Neuroimaging data is currently disseminated in a variety of formats and via different platforms. Raw magnetic resonance imaging datasets to test new algorithms or explore new hypothesis can be found via resources such as OpenfMRI. To obtain carefully curated multi-modal data sets from large scale studies the Connectome Coordination Facility is a useful start point.
The neurosynth platform is a useful tool to find data on peak activation coordinates reported throughout the literature. Another useful online resource to find unthresholded statistical maps, parcellations and atlases produced in MRI studies is the Neurovault platform.
Data collecting and structuring
Raw and derived data
For data to be effectively usedand to increase its re-use potential, it must be adequately organized, saved, prepared and documented.
When collecting data it is important to clearly differentiate between raw and derived data. The latter will likely be processed and post-processed so that intermediate and final data versions will be available and these need to be structured and identified correctly. A naming convention that clearly identifies the type of data (correlation maps, brain masks, T1, T2 weighted, etc.) is recommended and is in line with some widely used community data structuring standards such as BIDS.
All code used for collecting data should be stored in a version control system. The entire analysis workflow should be completely automated in a workflow engine packed in a software container or virtual machine to ensure computational reproducibility.
Data sets should be versioned to improve provenance and should be subjected to automated periodical quality control to assess the correctness of the dataset and detect potential errors.
Ethical and legal aspects
In neuroscience data from subjects (participants or patients) are routinely acquired in the context of studies or projects to address a specific research question. Usually an agreement between researchers and subjects will be made which takes the form of a subject-specific consent form. These forms are valuable instruments for both parties to specify exactly how and for what purposes the data will be acquired, and also what will happen to the data throughout a project, including any plans for future sharing. If the consent form is written cleverly, it is possible to secure the usage of the data for future analysis and research questions. The Open Science Team of the ULB offers guidance with the writing of consent forms. Further information about consent forms and templates can be found here.
The technical element associated with ensuring that a data set is safe for sharing must not be overseen. Often, data sets will need to be anonymized with the degree of anonymization being specific for each research project.
Data formats and Metadata
For raw imaging files DICOM is the most widely used standard where as NIfTI is the file format for derived data which is supported by various neuroimaging data analysis packages. Other available data formats are MINC and NRRD.

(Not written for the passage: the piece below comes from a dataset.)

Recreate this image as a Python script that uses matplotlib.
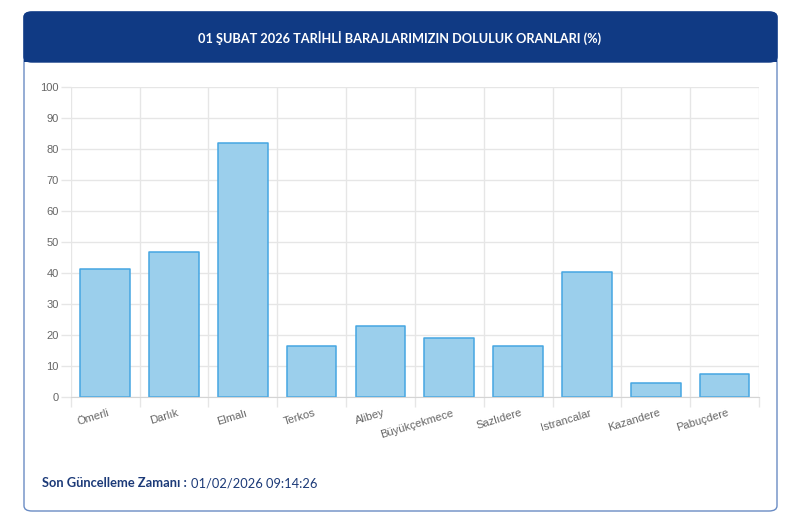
import matplotlib
matplotlib.use("Agg")
import matplotlib.pyplot as plt
import matplotlib.transforms as mtransforms
from matplotlib.patches import FancyBboxPatch
import numpy as np

# ================== Data ==================
DAMS = ["Ömerli", "Darlık", "Elmalı", "Terkos", "Alibey", "Büyükçekmece",
        "Sazlıdere", "Istrancalar", "Kazandere", "Pabuçdere"]
FILL_PCT = [41.1, 46.8, 81.7, 16.5, 22.7, 18.9, 16.5, 40.1, 4.4, 7.4]
Y_TICKS = list(range(0, 101, 10))

TITLE = "01 ŞUBAT 2026 TARİHLİ BARAJLARIMIZIN DOLULUK ORANLARI (%)"
FOOT_LABEL = "Son Güncelleme Zamanı :"
FOOT_VALUE = "01/02/2026 09:14:26"

# ================== Style ==================
W, H = 800, 521
HEADER_BLUE = "#103a84"
BORDER = "#6a8cc4"
BAR_FILL = "#9bcfec"
BAR_EDGE = "#45a6e2"
GRID = "#e6e6e6"
TICK_TEXT = "#666666"


def px(x, y):
    """Pixel coords (top-left origin) -> figure fraction."""
    return x / W, 1 - y / H


fig = plt.figure(figsize=(W / 100, H / 100), dpi=100)
fig.patch.set_facecolor("white")

# card with header band
x0, y0 = px(24, 511)
card = FancyBboxPatch((x0, y0), (777 - 24) / W, (511 - 12) / H,
                      boxstyle="round,pad=0,rounding_size=0.01",
                      transform=fig.transFigure, facecolor="white",
                      edgecolor=BORDER, linewidth=1.0, zorder=0)
fig.patches.append(card)
hx, hy = px(24, 62)
header = FancyBboxPatch((hx, hy), (777 - 24) / W, (62 - 12) / H,
                        boxstyle="round,pad=0,rounding_size=0.01",
                        transform=fig.transFigure, facecolor=HEADER_BLUE,
                        edgecolor=HEADER_BLUE, linewidth=1.0, zorder=1)
fig.patches.append(header)
# square off the header's bottom corners
sq = plt.Rectangle(px(24, 62), (777 - 24) / W, 15 / H,
                   transform=fig.transFigure, facecolor=HEADER_BLUE,
                   edgecolor="none", zorder=1)
fig.patches.append(sq)

fig.text(*px(400, 37.5), TITLE, ha="center", va="center", color="white",
         fontsize=9.2, fontweight="bold", family="Lato", zorder=3)

# ================== Chart ==================
left, bottom = px(70.7, 396.7)
right, top = px(759, 86.7)
ax = fig.add_axes([left, bottom, right - left, top - bottom])
ax.set_facecolor("none")
ax.set_zorder(2)

xpos = np.arange(len(DAMS))
ax.bar(xpos, FILL_PCT, width=0.72, color=BAR_FILL, edgecolor=BAR_EDGE,
       linewidth=1.1, joinstyle="round", zorder=2)

ax.set_xlim(-0.5, len(DAMS) - 0.5)
ax.set_ylim(0, 100)
ax.set_yticks(Y_TICKS)
ax.set_xticks(xpos)
ax.set_xticklabels(DAMS, rotation=17, ha="right", va="top",
                   rotation_mode="anchor")
ax.set_xticks(np.arange(len(DAMS) + 1) - 0.5, minor=True)

ax.grid(True, axis="y", color=GRID, linewidth=1.0, zorder=0)
ax.grid(True, axis="x", which="minor", color=GRID, linewidth=1.0, zorder=0)
ax.set_axisbelow(True)
ax.tick_params(axis="x", which="major", length=0, pad=8,
               labelsize=8, labelcolor=TICK_TEXT)
ax.tick_params(axis="x", which="minor", length=7, color=GRID, width=1.0)
ax.tick_params(axis="y", length=7, color=GRID, width=1.0, pad=1.5,
               labelsize=8, labelcolor=TICK_TEXT)
shift = mtransforms.ScaledTranslation(2.5 / 100, 0, fig.dpi_scale_trans)
for lab in ax.get_xticklabels():
    lab.set_family("Liberation Sans")
    lab.set_transform(lab.get_transform() + shift)
for lab in ax.get_yticklabels():
    lab.set_family("Liberation Sans")

for side in ["top", "right", "left"]:
    ax.spines[side].set_visible(False)
ax.spines["bottom"].set_color("#d4d4d4")

# ================== Footer ==================
t = fig.text(*px(42, 483), FOOT_LABEL, ha="left", va="center",
             color="#1c3a78", fontsize=9.3, fontweight="bold", family="Lato")
fig.canvas.draw()
bb = t.get_window_extent()
fig.text(bb.x1 / W + 4 / W, px(0, 483)[1], FOOT_VALUE, ha="left",
         va="center", color="#1c3a78", fontsize=9.3, family="Lato")

fig.savefig("out.png", dpi=100, facecolor="white")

If the NIfTI format is used it is recommended to provide sufficient metadata from the raw data in additional files (e.g. *.TXT or *.JSON). A number of converters are available to transform DICOM files into the NIfTI format.
Metadata play a crucial role in conveying not only important study information but also technical parameters. In both cases tabular files – tab or comma-delimited files (*.CSV, *.TXT) are widely accepted as metadata file formats.
The amount of metadata will depend on the type of analysis (and data processing) conducted. Typically, anatomical data will often require far less metadata than functional studies (fMRI). Tools to automatically extract metadata from raw data and to validate the completeness of the extracted metadata are available from their corresponding NITRC and GITHUB project links.
The International Neuroinformatics Coordinating Facility (INCF) is responsible for the development of an international infrastructure to promote the sharing of data but also computational resources. The INCF endorse a set of best practices for data sharing in the field of neuroinformatics. The INCF best practices focus on the adoption of open standards, citability for data, and the implementation of tools which are well described, supported, and adopted by the community.
When disseminating your results, all analyses conducted in the data set should be reported. Whenever possible, data sets should be shared using appropriate community-wide standards such as BIDS and annotated using an ontology approach or a similar method which allows for a semi-automated machine driven analysis. Before releasing a first version of the data a quality assurance test should be performed.
Licenses for data sharing
Sufficient information about the conditions under which data sets are made available must be available. While the Creative Commons provide a number of licenses which are compatible and useful for the open data movement, most of these apply to documents with the CC0 being the only data-driven CC license available. Other data licensing options to consider are the Open Data Commons and the Open Definition initiatives.